What will our kids think when we bring them to Ohio again? Will they even be able to lift their bodies against the weight of the air?

Coffee with an Oak

Each morning I share a cup of coffee in silence with an ancient oak tree which I can see from my great front window. After we moved into this home I didn’t have a designated place to sit with my cup of coffee so I would linger in my bed much longer than is healthy for I am slow to start before 8am. But once I found my cozy corner of the couch to sit on and establish that the day had indeed begun, I now wipe the sleep from my eyes in my proper place.

Meeting my friend the tree took a bit longer to discover. A couch is an obvious observation because you put a couch where it is. A tree is just part of the background scene until it notices you and chooses to make contact. I can’t remember the first morning that my friend saluted me, a large mass of bare tangled branches without even one leaf. I never noticed him before the autumn leaf drop, which happens in late November in Pleasant Hill, California. In Ohio we would be shoveling ourselves out of a blizzard, in California we rake up leaf-jumping piles.

But from this morning in late January, I know that my coffee date the enormous oak and I have been growing quite fond of each other. As the pillowcase creases fade from my cheeks, the tree sways just slightly on top of its grassy hill. It matters not that my neighbor’s roof divides us like a too-large cafe table. There is no bustling Starbucks ambiance to interrupt our conversation. “Good morning, tree. How was your evening?”

“Oh, much the same. Not much changes for me here. It is nice to see the sun rising over Mount Diablo again.”

“I’m sure it is! What a lovely vantage point you must have from your clearing on the hill.”

“Oh, yes. I can see things the way they are from up here. Today will be a gift. I can see it.”

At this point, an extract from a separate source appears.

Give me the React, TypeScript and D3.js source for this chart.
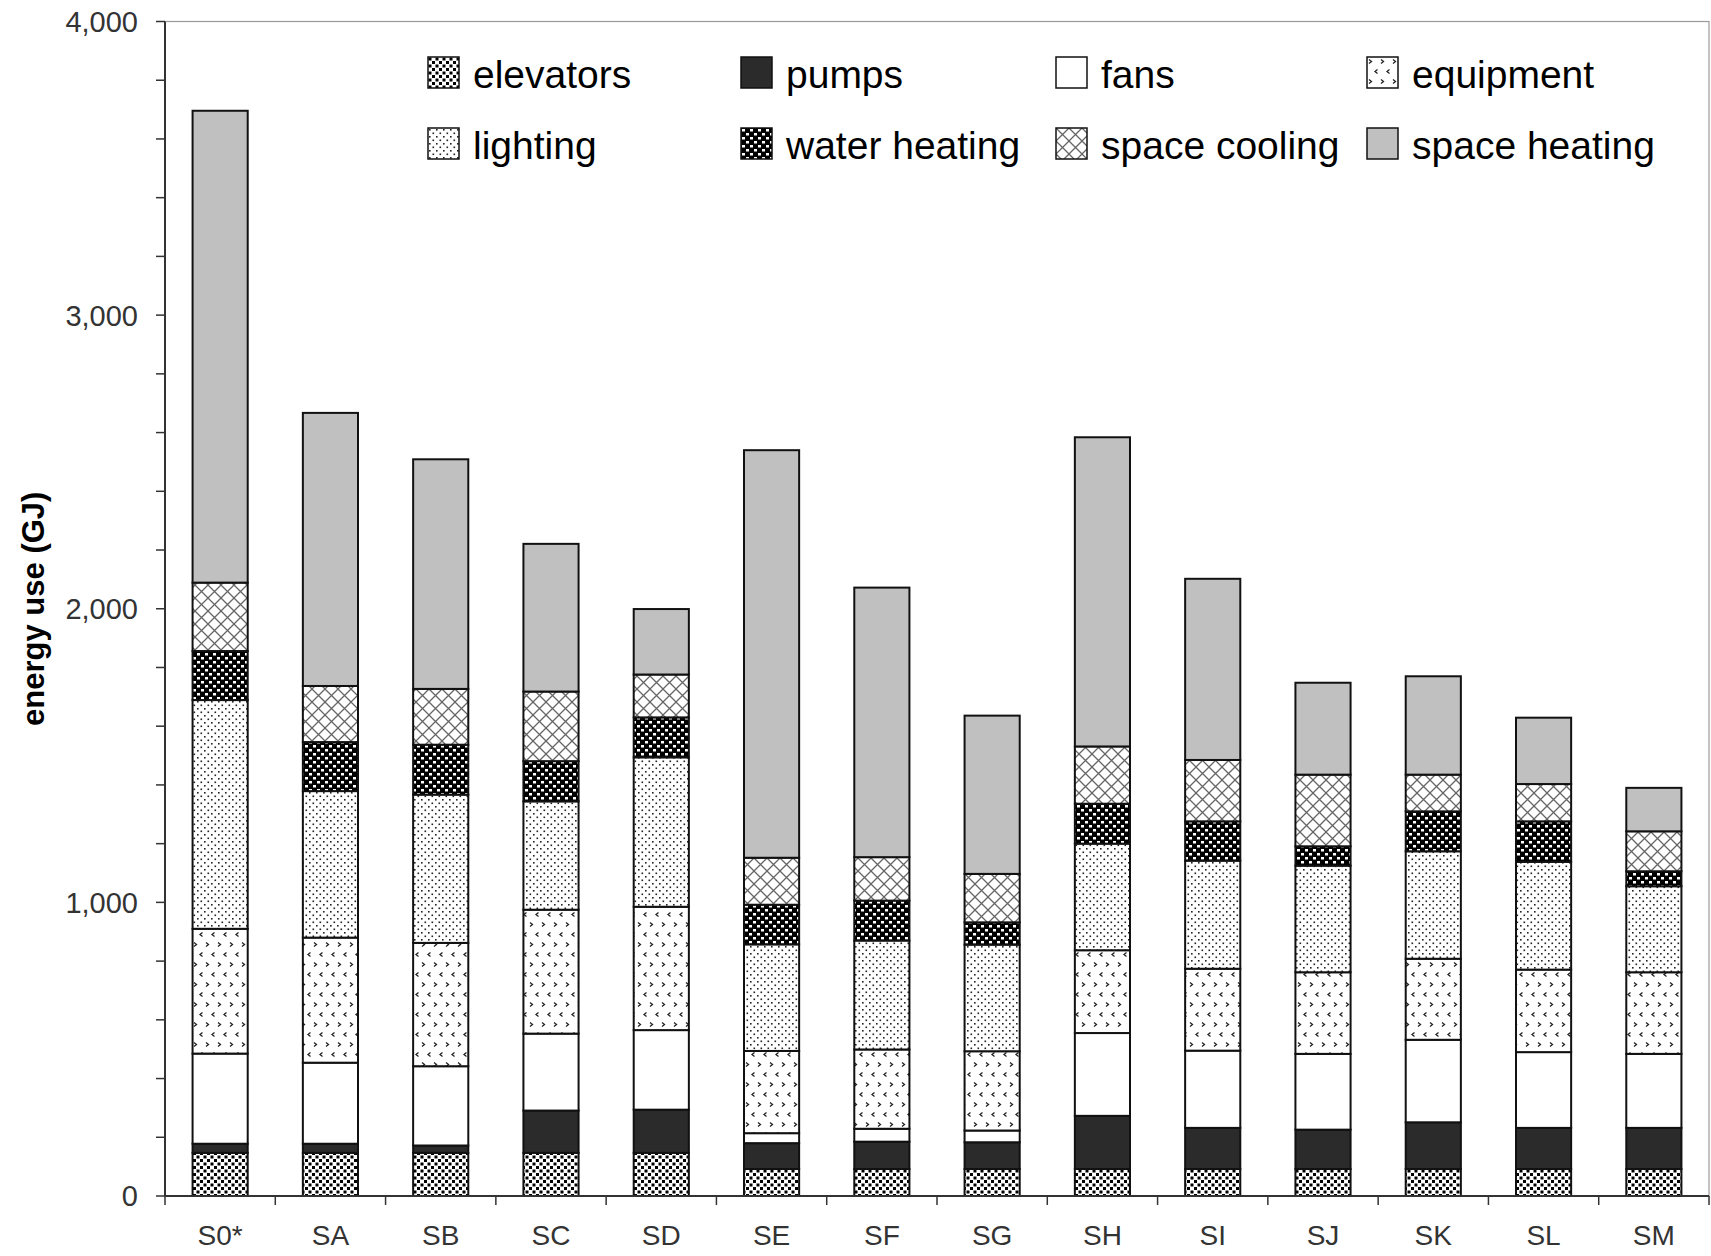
import React from "react";
import * as d3 from "d3";

const categories = ["S0*", "SA", "SB", "SC", "SD", "SE", "SF", "SG", "SH", "SI", "SJ", "SK", "SL", "SM"];
const elevators = [147, 147, 147, 147, 147, 92, 92, 92, 92, 92, 92, 92, 92, 92];
const pumps = [31, 31, 25, 144, 147, 88, 93, 91, 181, 140, 134, 159, 140, 140];
const fans = [307, 276, 270, 262, 271, 34, 44, 40, 282, 263, 258, 281, 258, 252];
const equipment = [425, 426, 420, 422, 420, 280, 270, 270, 282, 279, 278, 276, 281, 278];
const lighting = [779, 499, 505, 369, 509, 363, 371, 363, 363, 368, 363, 366, 367, 293];
const waterHeating = [167, 167, 170, 137, 136, 135, 136, 76, 136, 134, 66, 136, 138, 51];
const spaceCooling = [233, 191, 190, 237, 146, 160, 148, 165, 195, 209, 244, 125, 127, 136];
const spaceHeating = [1607, 930, 782, 503, 223, 1388, 918, 539, 1053, 617, 313, 335, 226, 148];
const yTicks = [0, 1000, 2000, 3000, 4000];

const seriesKeys = ["elevators", "pumps", "fans", "equipment", "lighting", "water heating", "space cooling", "space heating"];
const seriesValues = [elevators, pumps, fans, equipment, lighting, waterHeating, spaceCooling, spaceHeating];
const fills: Record<string, string> = {
  elevators: "url(#pElev)",
  pumps: "#2b2b2b",
  fans: "#ffffff",
  equipment: "url(#pEquip)",
  lighting: "url(#pLight)",
  "water heating": "url(#pWater)",
  "space cooling": "url(#pCool)",
  "space heating": "#c0c0c0",
};
const legendOrder = [
  ["elevators", "pumps", "fans", "equipment"],
  ["lighting", "water heating", "space cooling", "space heating"],
];

const W = 1711, H = 1256;
const left = 165, right = 1709, top = 21.5, bottom = 1196;
const font = '"Liberation Sans", Arial, sans-serif';

export default function App() {
  const rows = categories.map((c, i) => {
    const r: Record<string, any> = { cat: c };
    seriesKeys.forEach((k, j) => (r[k] = seriesValues[j][i]));
    return r;
  });
  const stacked = d3.stack().keys(seriesKeys)(rows as any);
  const x = d3.scaleBand().domain(categories).range([left, right]).paddingInner(0.5).paddingOuter(0.25);
  const y = d3.scaleLinear().domain([0, 4000]).range([bottom, top]);
  const minor = d3.range(0, 4001, 200);
  const step = x.step();
  const colX = [428, 741, 1056, 1367];
  const rowY = [57, 128];

  return (
    <svg width={W} height={H} style={{ position: "absolute", left: 0, top: 0, background: "#fff" }}>
      <defs>
        <pattern id="pElev" patternUnits="userSpaceOnUse" width="7" height="7">
          <rect width="7" height="7" fill="#fff" />
          <rect x="0.5" y="0.5" width="3" height="3" fill="#000" />
          <rect x="4" y="4" width="3" height="3" fill="#000" />
        </pattern>
        <pattern id="pWater" patternUnits="userSpaceOnUse" width="8" height="8">
          <rect width="8" height="8" fill="#000" />
          <rect x="1" y="1" width="3" height="2.5" fill="#fff" />
          <rect x="5" y="5" width="3" height="2.5" fill="#fff" />
        </pattern>
        <pattern id="pLight" patternUnits="userSpaceOnUse" width="7" height="7">
          <rect width="7" height="7" fill="#fff" />
          <rect x="1" y="1" width="1.6" height="1.6" fill="#222" />
          <rect x="4.5" y="4.5" width="1.6" height="1.6" fill="#222" />
        </pattern>
        <pattern id="pEquip" patternUnits="userSpaceOnUse" width="12" height="20">
          <rect width="12" height="20" fill="#fff" />
          <path d="M2,2.5 L4.5,4.5 L2,6.5" fill="none" stroke="#222" strokeWidth="1.3" />
          <path d="M10.5,12.5 L8,14.5 L10.5,16.5" fill="none" stroke="#222" strokeWidth="1.3" />
        </pattern>
        <pattern id="pCool" patternUnits="userSpaceOnUse" width="13" height="13">
          <rect width="13" height="13" fill="#fff" />
          <path d="M0,0 L13,13 M13,0 L0,13" stroke="#666" strokeWidth="1.3" />
        </pattern>
      </defs>

      {/* plot border */}
      <rect x={left} y={top} width={right - left} height={bottom - top} fill="none" stroke="#999" strokeWidth={1.2} />

      {/* bars */}
      {stacked.map((s) => (
        <g key={s.key}>
          {s.map((d, i) => (
            <rect
              key={i}
              x={x(categories[i])}
              y={y(d[1])}
              width={x.bandwidth()}
              height={y(d[0]) - y(d[1])}
              fill={fills[s.key]}
              stroke="#111"
              strokeWidth={2}
            />
          ))}
        </g>
      ))}

      {/* y axis */}
      <line x1={left} x2={left} y1={top} y2={bottom} stroke="#333" strokeWidth={2} />
      {minor.map((v) => (
        <line key={v} x1={left - 9} x2={left} y1={y(v)} y2={y(v)} stroke="#333" strokeWidth={1.5} />
      ))}
      {yTicks.map((v) => (
        <text key={v} x={138} y={y(v)} dy="0.36em" textAnchor="end" fontFamily={font} fontSize={29} fill="#333">
          {d3.format(",")(v)}
        </text>
      ))}
      <text
        transform={`translate(44,${(top + bottom) / 2}) rotate(-90)`}
        textAnchor="middle"
        fontFamily={font}
        fontSize={31}
        fontWeight="bold"
        fill="#000"
      >
        energy use (GJ)
      </text>

      {/* x axis */}
      <line x1={left} x2={right} y1={bottom} y2={bottom} stroke="#333" strokeWidth={2} />
      {d3.range(0, categories.length + 1).map((i) => (
        <line key={i} x1={left + i * step} x2={left + i * step} y1={bottom} y2={bottom + 9} stroke="#333" strokeWidth={1.5} />
      ))}
      {categories.map((c) => (
        <text key={c} x={(x(c) as number) + x.bandwidth() / 2} y={1245} textAnchor="middle" fontFamily={font} fontSize={28} fill="#333">
          {c}
        </text>
      ))}

      {/* legend */}
      {legendOrder.map((row, ri) =>
        row.map((k, ci) => (
          <g key={k} transform={`translate(${colX[ci]},${rowY[ri]})`}>
            <rect x={0} y={0} width={31} height={31} fill={fills[k]} stroke="#111" strokeWidth={1.5} />
            <text x={45} y={30.5} fontFamily={font} fontSize={39} fill="#000">
              {k}
            </text>
          </g>
        ))
      )}
    </svg>
  );
}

“You’re right, today is a gift. Well, I have to go unload the dishwasher. See you tomorrow.”

It’s comforting to have a friend who has been here much longer than our family. Perhaps even longer than this house. Especially to have a friend with such a calm demeanor, slowly growing into whatever tangled shape he deems most lovely with no consideration for current trends or norms. This friend isn’t here to achieve something, isn’t here to prove something, isn’t even here to notice if anyone else is achieving or proving. This friend has merely come to be, and being is as much a means as it is an end for this wise coffee date of mine. And although I still have achievements hoped for on this day, and I still suffer from feeling I have something to prove, tomorrow morning my friend the oak is just expecting me to to be here on my couch with my cup of coffee, ready to be for another day.